Appearing later on "Connie Chung Tonight," the host vaguely mentioned "some plaguing questions" about the FDNY rescue effort, without explaining to viewers what the questions were. Even the most dedicated CNN viewer would have been hard-pressed to figure out what the "plaguing questions" were, since the all-news channel has steadfastly avoided that FDNY topic. During two appearances on Fox News, interviewers never pressed Von Essen about the death toll. And on the "CBS Morning Show," Von Essen was gently questioned about whether, when he looked back on the day when 343 firefighters died, he "wished, obviously, that it had gone differently."

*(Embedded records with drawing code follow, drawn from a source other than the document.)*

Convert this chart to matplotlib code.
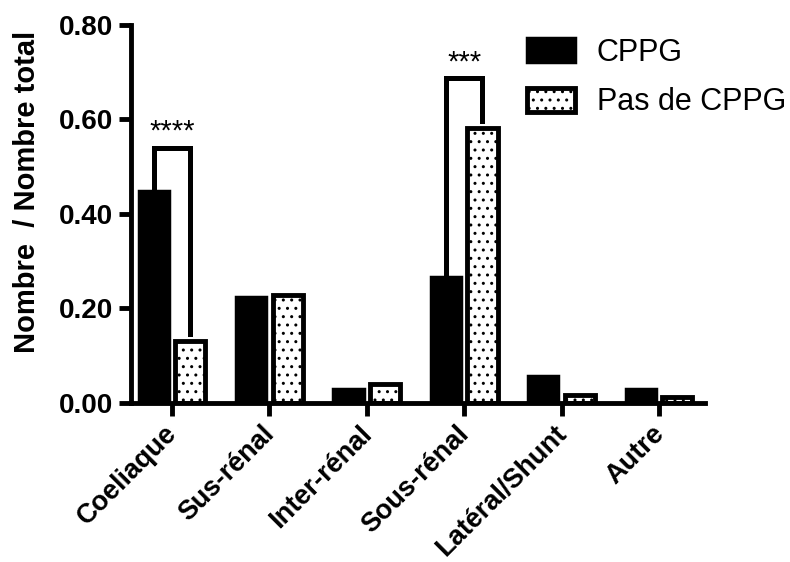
import numpy as np
import matplotlib
matplotlib.use("Agg")
import matplotlib.pyplot as plt
import matplotlib.transforms as mtransforms

plt.rcParams['font.family'] = ['Liberation Sans', 'DejaVu Sans']
plt.rcParams['hatch.linewidth'] = 1.0

# Data
categories = ['Coeliaque', 'Sus-rénal', 'Inter-rénal', 'Sous-rénal', 'Latéral/Shunt', 'Autre']
cppg = [0.449, 0.224, 0.030, 0.267, 0.057, 0.030]
pas_cppg = [0.132, 0.228, 0.040, 0.583, 0.016, 0.012]
series_names = ['CPPG', 'Pas de CPPG']
yticks = [0.0, 0.2, 0.4, 0.6, 0.8]
# significance brackets: (category index, label, bracket top)
signif = [(0, '****', 0.54), (3, '***', 0.687)]

x = np.arange(len(categories))
w = 0.31
off = 0.188

fig = plt.figure(figsize=(7.9, 5.62), dpi=100)
ax = fig.add_axes([0.166, 0.283, 0.726, 0.6725])

ax.bar(x - off, cppg, w, color='black', edgecolor='black', linewidth=2.5,
       label=series_names[0])
ax.bar(x + off, pas_cppg, w, color='white', edgecolor='black', linewidth=3.5,
       hatch='..', label=series_names[1])

for i, txt, top in signif:
    x1, x2 = i - off, i + off
    y1 = cppg[i] + 0.008
    y2 = pas_cppg[i] + 0.013
    ax.plot([x1, x1, x2, x2], [y1, top, top, y2], color='black', lw=3.6,
            solid_joinstyle='miter', clip_on=False)
    ax.text(i, top + 0.004, txt, ha='center', va='bottom', fontsize=21)

ax.set_xlim(-0.42, 5.47)
ax.set_ylim(0, 0.8)
ax.set_yticks(yticks)
ax.set_yticklabels(['%.2f' % v for v in yticks], fontsize=20, fontweight='bold')
ax.set_xticks(x)
ax.set_xticklabels(categories, rotation=45, ha='right', rotation_mode='anchor',
                   fontsize=19.5, fontweight='bold')
ax.tick_params(axis='both', width=3.5, length=9, direction='out')
ax.tick_params(axis='x', pad=6)
ax.tick_params(axis='y', pad=4)

# nudge rotated labels so they end right under the ticks
shift = mtransforms.ScaledTranslation(-8 / 100, 3 / 100, fig.dpi_scale_trans)
for lbl in ax.get_xticklabels():
    lbl.set_transform(lbl.get_transform() + shift)

for s in ['top', 'right']:
    ax.spines[s].set_visible(False)
for s in ['left', 'bottom']:
    ax.spines[s].set_linewidth(3.5)

ax.set_ylabel('Nombre  / Nombre total', fontsize=21, fontweight='bold')
ax.yaxis.set_label_coords(-0.157, 0.558)

ax.legend(loc='upper left', bbox_to_anchor=(0.632, 0.982), bbox_transform=fig.transFigure,
          frameon=False, fontsize=22, handlelength=1.57, handleheight=0.85,
          handletextpad=0.72, labelspacing=0.65)

plt.savefig('out.png', dpi=100)
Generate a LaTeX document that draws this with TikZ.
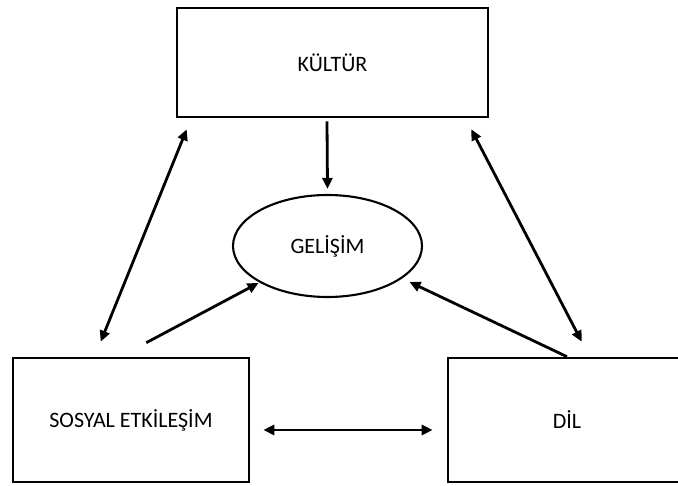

One curious counterpoint is especially telling: Months before Sept. 11, network news programs lavished attention on the FDNY when three of its men died during the devastating Father's Day fire at a Queens warehouse. NBC's "Dateline" aired an extensive piece chronicling the deadly fire. Three nights later, ABC's "Nightline" dedicated an entire program to the topic. To date, neither network news program has examined the details surrounding the 343 firefighter deaths on Sept. 11.

Some observers suggest that when the one-year anniversary has passed, more journalists will take up the FDNY story. "I think then we'll see more detailed examination," predicts Paulus at NY1.

For Sally Regenhard, too much time has already been lost with too few questions about what happened on that bright September morning. Even now, she doesn't know which tower her firefighter son was in when he died. "Time is the enemy of any investigation. People get sick and tired and want to forget about it," she says. "You have all these people waving the flags saying isn't it great, they [firefighters] are heroes, and talking about angels flying around. But they're not dealing with the real issues. The response was a hopeless debacle. The Fire Department's system is broken and terribly dysfunctional, and we've avoided that elephant in the room."